Intisari-online.com - Covid-19 mungkin terlihat mulai mereda di beberana negara di dunia.
Bahkan ada beberapa negara yang hidup bebas berdampingan dengan Covid-19.
Meski demikian, faktanya ada sebuah negara di Asia Tenggara yang babak belur dihajar Covid-19 bahkan sampai harus membuang mayat karena lonjakan kematian yang tinggi.
Negara tersebut adalah Singapura.
Mengutip 24h.com.vn, pada Rabu (1/12/21),Dennis Pedrozo, 24 tahun pria dalambisnis pengawetan mayat di Singapura, telah melihat segalanya.
Namun semua itu berubah sejak Covid-19 muncul.Ritual dan adat pemakaman tidak lagi sama seperti dulu.
Singapura masuk dalam kelompok negara dengan angka kematian Covid-19 terendah di dunia, namun jumlah infeksi dan kematian di negara ini melonjak pada Oktober, terkait wabah di bar karaoke dan pelabuhan perikanan.
Menurut SCMP, 14 bulan sejak Singapura mendeteksi kasus Covid-19 pertama pada 23 Januari 2020, negara itu mencatat 30 kematian akibat penyakit tersebut.
Namun, varian Delta telah menyebabkan jumlah infeksi fatal melonjak.
Dalam 7 bulan (dari 1 April hingga 1 November), Singapura memiliki 391 kematian akibat Covid-19.
Menurut data dari Kementerian Kesehatan Singapura, pada 23 November, negara itu mencatat lebih dari 250.000 infeksi, termasuk 667 kematian.
Karena rumah duka harus berhadapan dengan jumlah jenazah yang meningkat pesat, Pedrozo harus menyiapkan alat pelindung diri (APD) untuk memastikan keselamatan selama proses pengangkutan jenazah pasien Covid-19 dari rumah sakit ke rumah sakit krematorium.
Pedrozo bekerja di Singapore Casket, salah satu pemakaman terbesar di negara Asia Tenggara ini.
Jeffrey Lee, manajer Singapore Casket, mengatakan sebelum Covid-19 muncul, rumah duka ini rata-rata menangani 140-150 jenazah dalam sebulan.
Pada bulan Oktober tahun ini, Singapore Casket harus membuang 190 mayat.
Rumah duka tidak diperbolehkan menyimpan jenazah pasien Covid-19, sehingga jenazah dibungkus dalam kantong tertutup dan didesinfeksi.
Saat petugas pemakaman datang untuk mengambil jenazah pasien Covid-19, mereka tidak melihat atau menyentuh jenazah secara langsung.
Jenazah ditempatkan dalam peti mati tertutup dengan silikon untuk mencegah virus keluar, mencemari kendaraan pembawa peti mati.
Jika pemakaman diadakan, anggota keluarga harus mengidentifikasi almarhum melalui label nama yang melekat pada peti mati.
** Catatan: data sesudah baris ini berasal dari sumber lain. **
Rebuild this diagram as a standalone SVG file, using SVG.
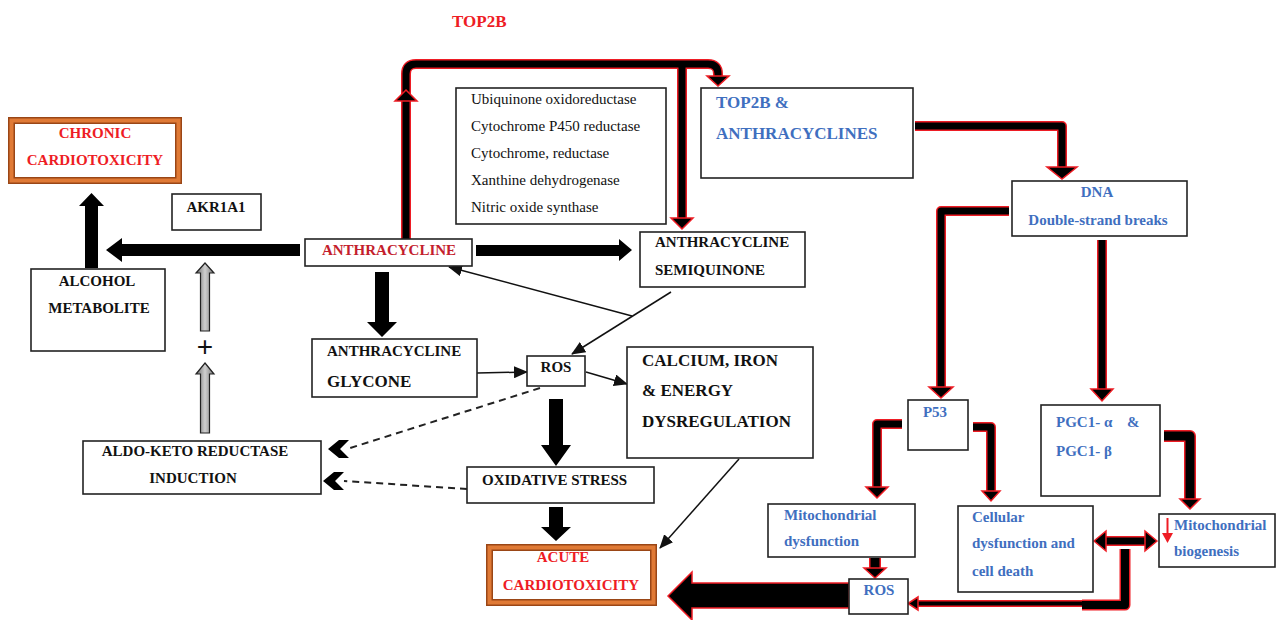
<svg xmlns="http://www.w3.org/2000/svg" width="1278" height="620" viewBox="0 0 1278 620">
<defs>
<style>
.box{fill:#fff;stroke:#222;stroke-width:1.6}
.t{font-family:"Liberation Serif","Times New Roman",serif;font-weight:bold;font-size:15px;fill:#111}
.reg{font-weight:normal}
.big{font-size:17px}
.blue{fill:#3f6fbf}
.red{fill:#ee1c24}
.dred{fill:#c41e2d}
.mid{text-anchor:middle}
.ro{fill:none;stroke:#ee1c24;stroke-linejoin:round}
.bk{fill:none;stroke:#000;stroke-linejoin:round}
.rh{fill:#000;stroke:#ee1c24;stroke-width:1.5;stroke-linejoin:miter}
.solid{fill:#000}
.thin{fill:none;stroke:#111;stroke-width:1.5}
.dash{fill:none;stroke:#222;stroke-width:2;stroke-dasharray:7 5}
.gray{fill:url(#gg);stroke:#222;stroke-width:1.2}
.frameO{fill:#fff;stroke:#9a4616;stroke-width:7}
.frameI{fill:none;stroke:#e07a36;stroke-width:4}
</style>
<linearGradient id="gg" x1="0" y1="0" x2="1" y2="0">
<stop offset="0" stop-color="#6a6a6a"/>
<stop offset="0.5" stop-color="#cfcfcf"/>
<stop offset="1" stop-color="#777"/>
</linearGradient>
<marker id="ah" viewBox="0 0 14 12" markerWidth="14" markerHeight="12" refX="13" refY="6" orient="auto" markerUnits="userSpaceOnUse">
<path d="M0,0 L14,6 L0,12 z" fill="#111"/>
</marker>
</defs>
<rect width="1278" height="620" fill="#fff"/>

<g id="connectors">
<!-- thick black arrows -->
<polygon class="solid" points="106,250 122,238 122,244 300,244 300,256 122,256 122,262"/>
<polygon class="solid" points="632,250 619,239 619,245 476,245 476,256 619,256 619,261"/>
<polygon class="solid" points="91.5,193 104,206 98,206 98,268 85,268 85,206 79,206"/>
<polygon class="solid" points="382,337 397,322 389,322 389,272 375,272 375,322 367,322"/>
<polygon class="solid" points="556,466 571,445 563,445 563,399 549,399 549,445 541,445"/>
<polygon class="solid" points="556,541 571,527 563,527 563,507 549,507 549,527 541,527"/>
<!-- gray hollow arrows -->
<polygon class="gray" points="205,263 214,273 209.5,273 209.5,331 200.5,331 200.5,273 196,273"/>
<polygon class="gray" points="205,363 214,374 209.5,374 209.5,433 200.5,433 200.5,374 196,374"/>
<text class="t reg" x="205" y="356" style="font-family:'Liberation Sans',Arial,sans-serif;font-size:28px" text-anchor="middle">+</text>
<!-- thin arrows -->
<line class="thin" x1="671" y1="292" x2="572" y2="354" marker-end="url(#ah)"/>
<line class="thin" x1="632" y1="316" x2="449" y2="267" marker-end="url(#ah)"/>
<line class="thin" x1="477" y1="373" x2="527" y2="372" marker-end="url(#ah)"/>
<line class="thin" x1="586" y1="372" x2="627" y2="384" marker-end="url(#ah)"/>
<line class="thin" x1="739" y1="459" x2="660" y2="548" marker-end="url(#ah)"/>
<!-- dashed with chevrons -->
<line class="dash" x1="540" y1="388" x2="347" y2="449"/>
<line class="dash" x1="467" y1="489" x2="344" y2="481"/>
<polygon fill="#000" points="328,449 339,440 349,440 340,449 349,458 339,458"/>
<polygon fill="#000" points="323,481 334,472 344,472 335,481 344,490 334,490"/>
<!-- red outlined connectors: outlines -->
<g class="ro" stroke-width="10">
<path d="M406,239 V74 Q406,64 416,64 H708 Q718,64 718,74 V77"/>
<path d="M682,64 V219"/>
<path d="M915,126 H1062 V168"/>
<path d="M1009,211 H941 V388"/>
<path d="M1102,240 V390"/>
<path d="M902,424 H877 V488"/>
<path d="M973,427 H991 V492"/>
<path d="M1164,436 H1190 V500" stroke-width="12"/>
<path d="M1105,541 H1146"/>
<path d="M1125,549 V605 H1082" stroke-width="11"/>
<path d="M1084,603.5 H914" stroke-width="7"/>
<path d="M875,558 V569" stroke-width="12"/>
</g>
<g class="bk" stroke-width="7">
<path d="M406,239 V74 Q406,64 416,64 H708 Q718,64 718,74 V77"/>
<path d="M682,64 V219"/>
<path d="M915,126 H1062 V168"/>
<path d="M1009,211 H941 V388"/>
<path d="M1102,240 V390"/>
<path d="M902,424 H877 V488"/>
<path d="M973,427 H991 V492"/>
<path d="M1164,436 H1190 V500" stroke-width="9"/>
<path d="M1105,541 H1146"/>
<path d="M1125,549 V605 H1082" stroke-width="8"/>
<path d="M1084,603.5 H914" stroke-width="4"/>
<path d="M875,558 V569" stroke-width="9"/>
</g>
<!-- red outlined heads -->
<polygon class="rh" points="707,76 729,76 718,86"/>
<polygon class="rh" points="671,218 693,218 682,229"/>
<polygon class="rh" points="406,90 417,101 395,101"/>
<polygon class="rh" points="1047,167 1077,167 1062,179"/>
<polygon class="rh" points="929,387 953,387 941,398"/>
<polygon class="rh" points="1091,389 1113,389 1102,401"/>
<polygon class="rh" points="866,487 888,487 877,498"/>
<polygon class="rh" points="982,491 1000,491 991,501"/>
<polygon class="rh" points="1180,499 1200,499 1190,509"/>
<polygon class="rh" points="1094,541 1106,531 1106,551"/>
<polygon class="rh" points="1157,541 1145,531 1145,551"/>
<polygon class="rh" points="908,603.5 918,597 918,610"/>
<polygon class="rh" points="864,568 886,568 875,578"/>
<polygon class="rh" points="668,596 692,572 692,583 849,583 849,608 692,608 692,620"/>
</g>

<g id="label-top2b">
<text class="t red big" x="452" y="27">TOP2B</text>
</g>

<g id="chronic">
<rect class="frameO" x="11.5" y="120.5" width="167" height="60"/>
<rect class="frameI" x="11.5" y="120.5" width="167" height="60"/>
<text class="t red mid" x="95" y="138">CHRONIC</text>
<text class="t red mid" x="95" y="165">CARDIOTOXICITY</text>
</g>

<g id="akr1a1">
<rect class="box" x="172" y="194" width="89" height="36"/>
<text class="t mid" x="216" y="212">AKR1A1</text>
</g>

<g id="anthracycline">
<rect class="box" x="305" y="239" width="167" height="27"/>
<text class="t dred mid" x="389" y="255">ANTHRACYCLINE</text>
</g>

<g id="enzymes">
<rect class="box" x="456" y="88" width="210" height="136"/>
<text class="t reg" x="471" y="104">Ubiquinone oxidoreductase</text>
<text class="t reg" x="471" y="131">Cytochrome P450 reductase</text>
<text class="t reg" x="471" y="158">Cytochrome, reductase</text>
<text class="t reg" x="471" y="185">Xanthine dehydrogenase</text>
<text class="t reg" x="471" y="212">Nitric oxide synthase</text>
</g>

<g id="top2b-anth">
<rect class="box" x="701" y="88" width="212" height="90"/>
<text class="t big blue" x="716" y="108">TOP2B &amp;</text>
<text class="t big blue" x="716" y="139">ANTHRACYCLINES</text>
</g>

<g id="semiquinone">
<rect class="box" x="640" y="232" width="165" height="55"/>
<text class="t" x="655" y="247">ANTHRACYCLINE</text>
<text class="t" x="655" y="275">SEMIQUINONE</text>
</g>

<g id="dna">
<rect class="box" x="1012" y="181" width="175" height="55"/>
<text class="t blue mid" x="1097" y="197">DNA</text>
<text class="t blue mid" x="1098" y="225">Double-strand breaks</text>
</g>

<g id="alcohol">
<rect class="box" x="31" y="269" width="134" height="82"/>
<text class="t mid" x="97" y="286">ALCOHOL</text>
<text class="t mid" x="99" y="313">METABOLITE</text>
</g>

<g id="glycone">
<rect class="box" x="312" y="339" width="165" height="58"/>
<text class="t" x="327" y="356">ANTHRACYCLINE</text>
<text class="t big" x="327" y="387">GLYCONE</text>
</g>

<g id="ros">
<rect class="box" x="527" y="356" width="58" height="30"/>
<text class="t mid" x="556" y="372">ROS</text>
</g>

<g id="calcium">
<rect class="box" x="627" y="347" width="186" height="111"/>
<text class="t big" x="642" y="366">CALCIUM, IRON</text>
<text class="t big" x="642" y="396">&amp; ENERGY</text>
<text class="t big" x="642" y="427">DYSREGULATION</text>
</g>

<g id="aldo-keto">
<rect class="box" x="83" y="441" width="238" height="53"/>
<text class="t mid" x="195" y="456">ALDO-KETO REDUCTASE</text>
<text class="t mid" x="193" y="483">INDUCTION</text>
</g>

<g id="oxidative">
<rect class="box" x="467" y="467" width="187" height="36"/>
<text class="t" x="482" y="485">OXIDATIVE STRESS</text>
</g>

<g id="acute">
<rect class="frameO" x="489.5" y="547.5" width="164" height="55"/>
<rect class="frameI" x="489.5" y="547.5" width="164" height="55"/>
<text class="t red mid" x="563" y="562">ACUTE</text>
<text class="t red mid" x="571" y="590">CARDIOTOXICITY</text>
</g>

<g id="p53">
<rect class="box" x="908" y="400" width="60" height="50"/>
<text class="t blue mid" x="935" y="417">P53</text>
</g>

<g id="pgc1">
<rect class="box" x="1041" y="405" width="119" height="91"/>
<text class="t blue" x="1056" y="427">PGC1- α<tspan x="1127">&amp;</tspan></text>
<text class="t blue" x="1056" y="456">PGC1- β</text>
</g>

<g id="mito-dysfunction">
<rect class="box" x="768" y="504" width="147" height="53"/>
<text class="t blue" x="784" y="520">Mitochondrial</text>
<text class="t blue" x="784" y="546">dysfunction</text>
</g>

<g id="cellular">
<rect class="box" x="958" y="506" width="135" height="86"/>
<text class="t blue" x="972" y="522">Cellular</text>
<text class="t blue" x="972" y="548">dysfunction and</text>
<text class="t blue" x="972" y="576">cell death</text>
</g>

<g id="mito-biogenesis">
<rect class="box" x="1159" y="514" width="116" height="53"/>
<text class="t blue" x="1174" y="530">Mitochondrial</text>
<text class="t blue" x="1174" y="556">biogenesis</text>
<line x1="1167.5" y1="518" x2="1167.5" y2="534" stroke="#ee1c24" stroke-width="2"/>
<polygon points="1162,533 1173,533 1167.5,543" fill="#ee1c24"/>
</g>

<g id="ros-bottom">
<rect class="box" x="849" y="579" width="59" height="35"/>
<text class="t blue mid" x="879" y="595">ROS</text>
</g>
</svg>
Hanya peti mati tertutup, yang memastikan standar keamanan, keluarga akan diizinkan untuk mengadakan upacara kunjungan.
Karena kepekaan terkait Covid-19, beberapa jenazah pasien "ditinggalkan", kata Lee.
"Beberapa keluarga mengizinkan kami menerima jenazah tanpa kehadiran mereka. Bahkan dengan upacara terakhir di krematorium, mereka tidak datang," kata manajer Singapore Casket.
"Beberapa orang takut tertular Covid-19 sehingga meminta jenazah orang yang dicintainya segera dikremasi tanpa pemakaman," kata Pedrozo.
Singapore Casket tidak memungut biaya jasa pemakaman jenazah pasien Covid-19. Sebagian besar jenazah dikremasi setelah upacara visitasi (yang berlangsung selama 3 hari).
Ketika tidak ada anggota keluarga yang hadir di pemakaman pasien Covid-19 yang meninggal, para biksu sering secara sukarela melakukan ritual untuk almarhum.